The talk last season of a rising middle class makes it harder for those at the top, but it also makes it more difficult for those at the bottom.
As a new dynamic opens up with three distinct tiers, here are Premier League power rankings entering the new season:
Pep Guardiola will have to adapt his style for the Premier League, everybody seems to agree, but he has proved astute enough in the past to do that and in terms of depth, he has the best squad in the league. Nolito, Leroy Sane and Gabriel Jesus add pace and penetration to an attack that last season was too often reliant on Sergio Aguero, while Ilkay Gundogan, when he returns to fitness, should give City the sort of midfield control it has so often lacked in the recent past.
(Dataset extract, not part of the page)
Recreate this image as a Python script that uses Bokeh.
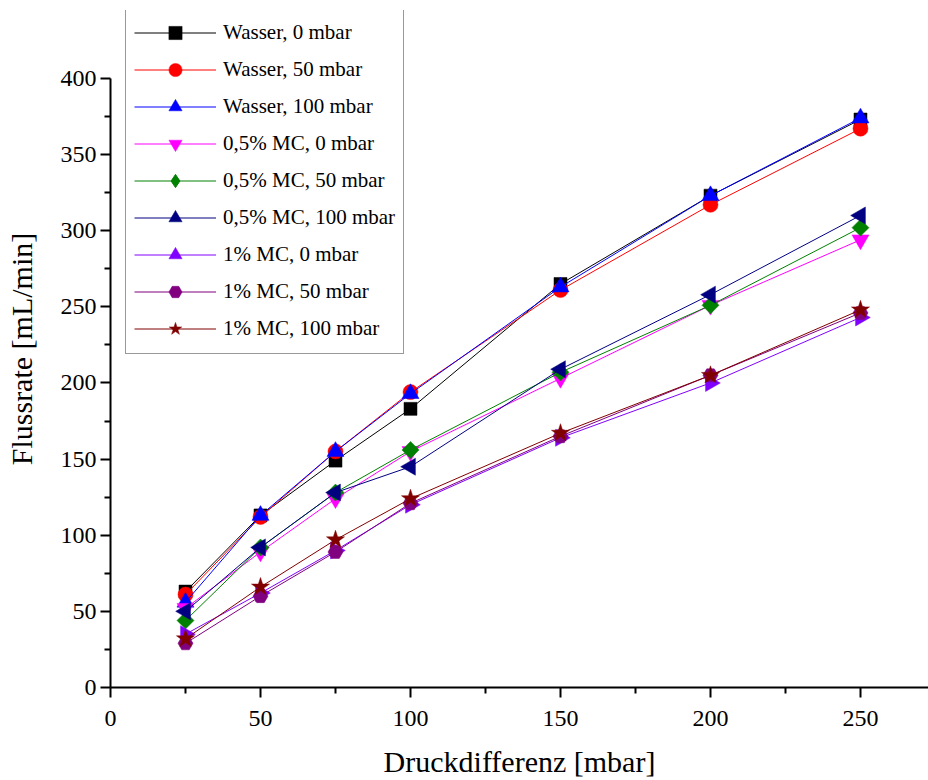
import math
from bokeh.plotting import figure
from bokeh.models import Range1d, FixedTicker, Legend, LegendItem
from bokeh.embed import file_html
from bokeh.resources import INLINE

x = [25, 50, 75, 100, 150, 200, 250]

labels = ["Wasser, 0 mbar", "Wasser, 50 mbar", "Wasser, 100 mbar",
          "0,5% MC, 0 mbar", "0,5% MC, 50 mbar", "0,5% MC, 100 mbar",
          "1% MC, 0 mbar", "1% MC, 50 mbar", "1% MC, 100 mbar"]

wasser_0 = [63, 113, 149, 183, 265, 323, 373]
wasser_50 = [61, 112, 155, 194, 261, 317, 367]
wasser_100 = [56, 113, 155, 193, 263, 323, 374]
mc05_0 = [52, 89, 124, 155, 203, 251, 294]
mc05_50 = [44, 92, 128, 156, 207, 251, 302]
mc05_100 = [50, 92, 128, 145, 209, 258, 310]
mc1_0 = [35, 62, 90, 120, 164, 200, 243]
mc1_50 = [29, 60, 89, 121, 165, 205, 246]
mc1_100 = [32, 66, 97, 124, 167, 205, 248]

series = [wasser_0, wasser_50, wasser_100, mc05_0, mc05_50, mc05_100, mc1_0, mc1_50, mc1_100]
colors = ["#000000", "#FF0000", "#0000FF", "#FF00FF", "#008000", "#000080", "#8000FF", "#800080", "#800000"]
markers = ["square", "circle", "triangle", "inverted_triangle", "square", "triangle", "triangle", "hex", "star"]
legend_markers = ["square", "circle", "triangle", "inverted_triangle", "diamond", "triangle", "triangle", "hex", "star"]
angles = [0, 0, 0, 0, math.pi / 4, math.pi / 2, -math.pi / 2, 0, 0]
sizes = [13, 15, 17, 17, 12, 17, 17, 15, 19]

x_ticks = [0, 50, 100, 150, 200, 250]
y_ticks = [0, 50, 100, 150, 200, 250, 300, 350, 400]

FONT = "Liberation Serif"

p = figure(width=928, height=780, output_backend="svg", toolbar_location=None,
           x_range=Range1d(0, 272.67), y_range=Range1d(0, 444.6),
           min_border_left=110, min_border_right=0, min_border_top=10, min_border_bottom=92)
p.outline_line_color = None
p.grid.visible = False
p.background_fill_color = "white"

items = []
for ys, c, m, lm, a, s, lab in zip(series, colors, markers, legend_markers, angles, sizes, labels):
    r_line = p.line(x, ys, line_color=c, line_width=1)
    r_pts = p.scatter(x, ys, marker=m, size=s, angle=a, fill_color=c, line_color=c, line_width=0.5)
    if lm != m:
        r_leg = p.scatter(x, ys, marker=lm, size=s, fill_color=c, line_color=c, visible=False)
        items.append(LegendItem(label=lab, renderers=[r_line, r_leg]))
    else:
        items.append(LegendItem(label=lab, renderers=[r_line, r_pts]))

for ax in (p.xaxis[0], p.yaxis[0]):
    ax.axis_line_width = 2
    ax.axis_line_color = "black"
    ax.major_tick_line_width = 2
    ax.minor_tick_line_width = 2
    ax.major_tick_out = 10
    ax.major_tick_in = 0
    ax.minor_tick_out = 6
    ax.minor_tick_in = 0
    ax.major_label_text_font = FONT
    ax.major_label_text_font_size = "24px"
    ax.major_label_text_color = "black"
    ax.axis_label_text_font = FONT
    ax.axis_label_text_font_size = "30px"
    ax.axis_label_text_font_style = "normal"
    ax.axis_label_text_color = "black"

p.xaxis.ticker = FixedTicker(ticks=x_ticks, minor_ticks=[25, 75, 125, 175, 225, 275])
p.yaxis.ticker = FixedTicker(ticks=y_ticks, minor_ticks=[25, 75, 125, 175, 225, 275, 325, 375])
p.yaxis.bounds = (0, 400)
p.xaxis.axis_label = "Druckdifferenz [mbar]"
p.yaxis.axis_label = "Flussrate [mL/min]"
p.xaxis.major_label_standoff = 13
p.xaxis.axis_label_standoff = 16
p.yaxis.major_label_standoff = 4
p.yaxis.axis_label_standoff = 20

lg = Legend(items=items, location=(15, 333))
lg.padding = 8
lg.spacing = 4
lg.margin = 0
lg.glyph_width = 82
lg.glyph_height = 33
lg.label_standoff = 7
lg.label_text_font = FONT
lg.label_text_font_size = "21px"
lg.label_text_color = "black"
lg.border_line_color = "#333333"
lg.border_line_width = 1
lg.background_fill_alpha = 1
p.add_layout(lg, "center")

open("out.html", "w").write(file_html(p, INLINE))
John Stones could blossom into the counterpart and cover that City has needed in the event Vincent Kompany's injury woes continue.
With Diego Costa’s future unresolved, Chelsea is perhaps still lacking a center forward, despite the promise of Michy Batshuayi, but N’Golo Kante should add solidity to the center. Chelsea is also perhaps short of a central defender, but Antonio Conte has proved in the past that he doesn’t need a perfect squad to produce excellent results.
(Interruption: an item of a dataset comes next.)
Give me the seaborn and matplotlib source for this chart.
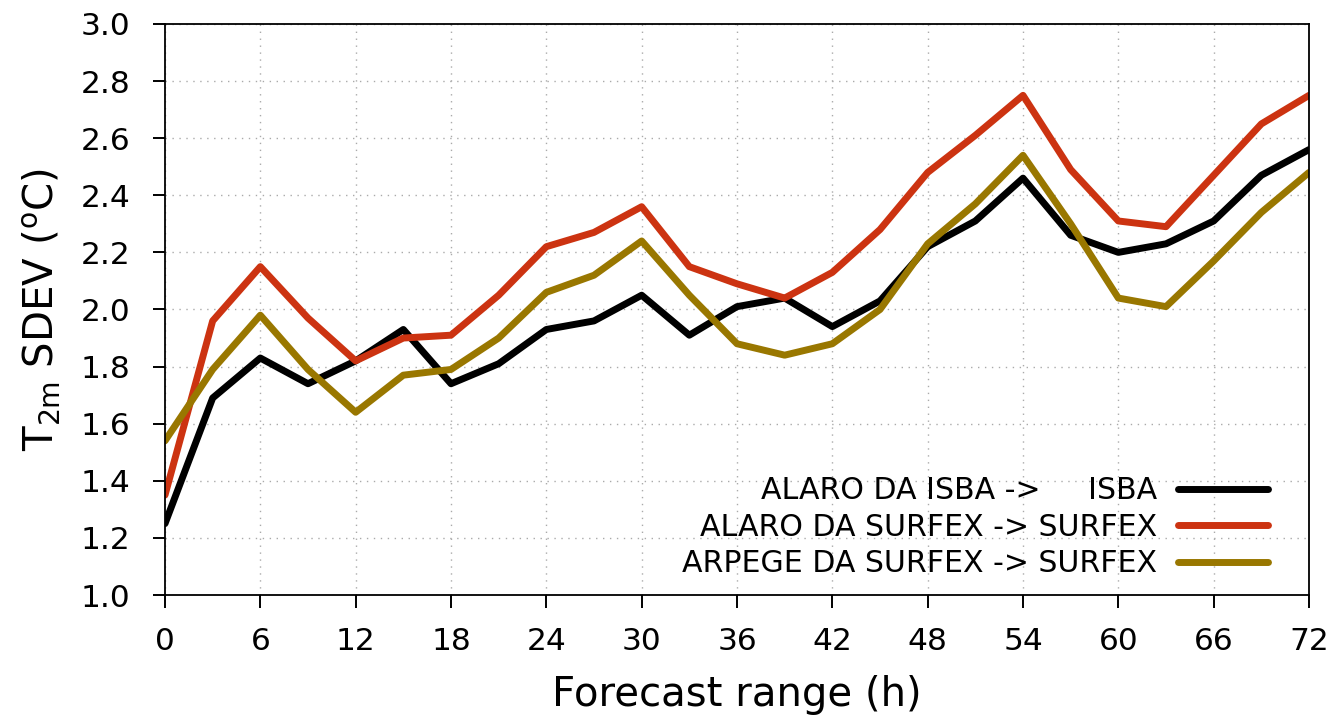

Was last season Spurs’ best chance? In theory, another year of development and another couple of signings–Vincent Janssen, Victor Wanyama–should improve Mauricio Pochettino’s young squad, but the manager has yet to prove he can counter the fatigue his hard pressing style prompts late in the season, and the Champions League will be a distraction.
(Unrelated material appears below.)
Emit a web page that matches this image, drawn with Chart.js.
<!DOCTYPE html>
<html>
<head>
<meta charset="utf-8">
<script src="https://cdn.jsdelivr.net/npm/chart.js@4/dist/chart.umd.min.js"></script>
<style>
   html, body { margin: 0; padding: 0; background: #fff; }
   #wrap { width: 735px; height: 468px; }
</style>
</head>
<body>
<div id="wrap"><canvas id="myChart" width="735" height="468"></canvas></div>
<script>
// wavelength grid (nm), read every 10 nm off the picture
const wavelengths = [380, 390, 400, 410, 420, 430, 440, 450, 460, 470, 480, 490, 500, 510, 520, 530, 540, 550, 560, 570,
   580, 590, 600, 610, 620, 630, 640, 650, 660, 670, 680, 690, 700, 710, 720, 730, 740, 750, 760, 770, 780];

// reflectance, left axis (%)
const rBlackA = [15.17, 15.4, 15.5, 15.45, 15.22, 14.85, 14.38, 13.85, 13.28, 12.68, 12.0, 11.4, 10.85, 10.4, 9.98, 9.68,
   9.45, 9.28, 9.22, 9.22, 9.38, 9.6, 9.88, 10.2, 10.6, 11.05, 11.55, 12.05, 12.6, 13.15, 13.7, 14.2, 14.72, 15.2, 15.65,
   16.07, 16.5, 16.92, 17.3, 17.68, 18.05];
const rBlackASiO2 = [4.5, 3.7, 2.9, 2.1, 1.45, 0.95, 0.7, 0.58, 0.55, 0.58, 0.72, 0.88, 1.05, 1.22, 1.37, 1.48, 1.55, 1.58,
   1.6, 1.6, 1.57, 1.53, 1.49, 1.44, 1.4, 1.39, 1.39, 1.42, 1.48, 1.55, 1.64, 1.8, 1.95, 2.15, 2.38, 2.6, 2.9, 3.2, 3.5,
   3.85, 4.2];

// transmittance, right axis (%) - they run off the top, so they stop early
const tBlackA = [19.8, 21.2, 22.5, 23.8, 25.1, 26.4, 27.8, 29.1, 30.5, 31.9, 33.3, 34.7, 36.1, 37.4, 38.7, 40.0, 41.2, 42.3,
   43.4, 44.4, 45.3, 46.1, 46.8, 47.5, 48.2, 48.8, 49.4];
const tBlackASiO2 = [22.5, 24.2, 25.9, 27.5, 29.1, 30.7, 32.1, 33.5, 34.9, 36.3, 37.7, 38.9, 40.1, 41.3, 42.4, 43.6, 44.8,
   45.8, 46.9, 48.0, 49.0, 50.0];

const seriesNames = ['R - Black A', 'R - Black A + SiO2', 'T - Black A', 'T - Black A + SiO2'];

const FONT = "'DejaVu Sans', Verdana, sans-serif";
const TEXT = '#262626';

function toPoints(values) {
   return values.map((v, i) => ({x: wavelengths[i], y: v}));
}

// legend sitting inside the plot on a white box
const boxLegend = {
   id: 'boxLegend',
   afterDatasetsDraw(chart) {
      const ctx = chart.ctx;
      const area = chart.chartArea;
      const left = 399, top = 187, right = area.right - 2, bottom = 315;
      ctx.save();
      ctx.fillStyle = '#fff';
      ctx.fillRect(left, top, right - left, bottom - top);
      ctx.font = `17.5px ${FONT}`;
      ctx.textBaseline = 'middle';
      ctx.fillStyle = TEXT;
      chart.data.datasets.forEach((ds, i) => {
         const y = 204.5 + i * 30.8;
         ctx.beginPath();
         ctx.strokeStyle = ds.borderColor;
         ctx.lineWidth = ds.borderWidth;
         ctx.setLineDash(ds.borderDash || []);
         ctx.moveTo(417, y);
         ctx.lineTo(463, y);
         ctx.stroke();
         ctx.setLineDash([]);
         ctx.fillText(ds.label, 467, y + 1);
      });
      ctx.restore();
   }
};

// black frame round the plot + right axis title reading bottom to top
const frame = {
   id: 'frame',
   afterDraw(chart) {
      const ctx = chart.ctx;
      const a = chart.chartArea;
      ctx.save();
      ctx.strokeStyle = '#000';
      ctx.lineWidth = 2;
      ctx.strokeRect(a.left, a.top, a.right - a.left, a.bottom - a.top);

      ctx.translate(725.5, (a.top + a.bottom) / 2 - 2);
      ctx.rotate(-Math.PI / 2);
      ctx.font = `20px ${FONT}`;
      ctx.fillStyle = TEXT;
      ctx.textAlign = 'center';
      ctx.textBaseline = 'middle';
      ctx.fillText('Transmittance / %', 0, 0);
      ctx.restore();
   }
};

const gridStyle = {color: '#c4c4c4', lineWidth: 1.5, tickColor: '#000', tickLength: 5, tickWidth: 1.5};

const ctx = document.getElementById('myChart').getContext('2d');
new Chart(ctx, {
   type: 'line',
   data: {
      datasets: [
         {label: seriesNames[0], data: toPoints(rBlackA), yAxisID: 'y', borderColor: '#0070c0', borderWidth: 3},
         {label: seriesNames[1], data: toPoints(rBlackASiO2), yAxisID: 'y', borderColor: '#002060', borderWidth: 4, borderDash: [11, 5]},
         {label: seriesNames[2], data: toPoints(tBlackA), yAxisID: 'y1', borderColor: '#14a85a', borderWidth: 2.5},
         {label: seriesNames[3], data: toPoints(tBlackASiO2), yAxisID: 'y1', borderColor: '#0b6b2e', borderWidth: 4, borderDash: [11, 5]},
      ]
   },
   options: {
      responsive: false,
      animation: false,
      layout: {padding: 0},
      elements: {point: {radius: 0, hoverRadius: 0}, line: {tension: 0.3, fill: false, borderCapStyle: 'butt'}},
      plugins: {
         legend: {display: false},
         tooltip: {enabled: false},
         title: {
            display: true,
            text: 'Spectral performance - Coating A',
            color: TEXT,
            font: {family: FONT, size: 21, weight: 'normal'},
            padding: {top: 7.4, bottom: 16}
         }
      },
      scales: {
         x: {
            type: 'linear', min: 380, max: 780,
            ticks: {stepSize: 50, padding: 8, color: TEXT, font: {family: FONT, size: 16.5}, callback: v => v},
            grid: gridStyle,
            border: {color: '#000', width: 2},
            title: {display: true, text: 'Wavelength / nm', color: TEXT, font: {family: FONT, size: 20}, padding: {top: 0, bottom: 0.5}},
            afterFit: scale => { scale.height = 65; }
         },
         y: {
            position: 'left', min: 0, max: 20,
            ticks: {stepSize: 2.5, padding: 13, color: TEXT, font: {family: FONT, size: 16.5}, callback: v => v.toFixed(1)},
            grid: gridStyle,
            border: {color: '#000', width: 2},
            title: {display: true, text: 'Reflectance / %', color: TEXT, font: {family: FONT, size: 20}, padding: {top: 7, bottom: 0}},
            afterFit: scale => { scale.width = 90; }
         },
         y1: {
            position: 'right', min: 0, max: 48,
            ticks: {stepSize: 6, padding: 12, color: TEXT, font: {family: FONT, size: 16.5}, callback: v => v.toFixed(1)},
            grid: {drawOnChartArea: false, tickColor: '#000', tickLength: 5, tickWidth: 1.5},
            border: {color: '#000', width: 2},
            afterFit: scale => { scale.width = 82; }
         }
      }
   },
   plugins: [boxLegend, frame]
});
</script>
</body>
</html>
Much depends on how West Ham adapts to its new home at the Olympic Stadium, but Andre Ayew and Sofiane Feghouli add to the attacking options.
Transfer activity has been underwhelming so far, but Ronald Koeman had a highly impressive two years as Southampton manager, and after signing Ashley Williams from Swansea, more moves appear to be in the offing.
Big spending has secured Stoke’s status as a mid-table regular. Progress should continue for Mark Hughes's squad.
Southampton has been a master of prospering after off-loading its best players (and a previous manager), but life after Ronaldo Koeman and Victor Wanyama–and possibly Jose Fonte–could be tough.
Tony Pulis sides are never that attractive and never get relegated. Expect more of the same.
Francesco Guidolin steadied the ship towards the end of last season and although the losses of Andre Ayew and Ashley Williams will hurt, the signing of Fernando Llorente is intriguing.
It lost only four games in the second half of last season, buoyed by smart January signings, but Sam Allardyce has been lured away by England and it may take David Moyes time to settle.
Matt Ritchie and Tommy Elphick have both gone and, although Jordon Ibe has arrived, Eddie Howe faces a major task to repeat last season’s finish.
At every club where he has spent any length of time, Alan Pardew has suffered a slide he has never escaped. Palace won just two of its final 21 games of last season. The signings of Steve Mandanda, James Collins and Andros Townsend may not be enough to avoid that fate again.
Sean Dyche’s capacity to organize and motivate offers some hope, but the squad is ordinary and the only two permanent signings have come from Charlton.
This has been an awful summer for Hull. Its chairman, Assem Allam, is seriously ill, its manager has walked out over a lack of signings, and Mohamed Diame has left for Newcastle.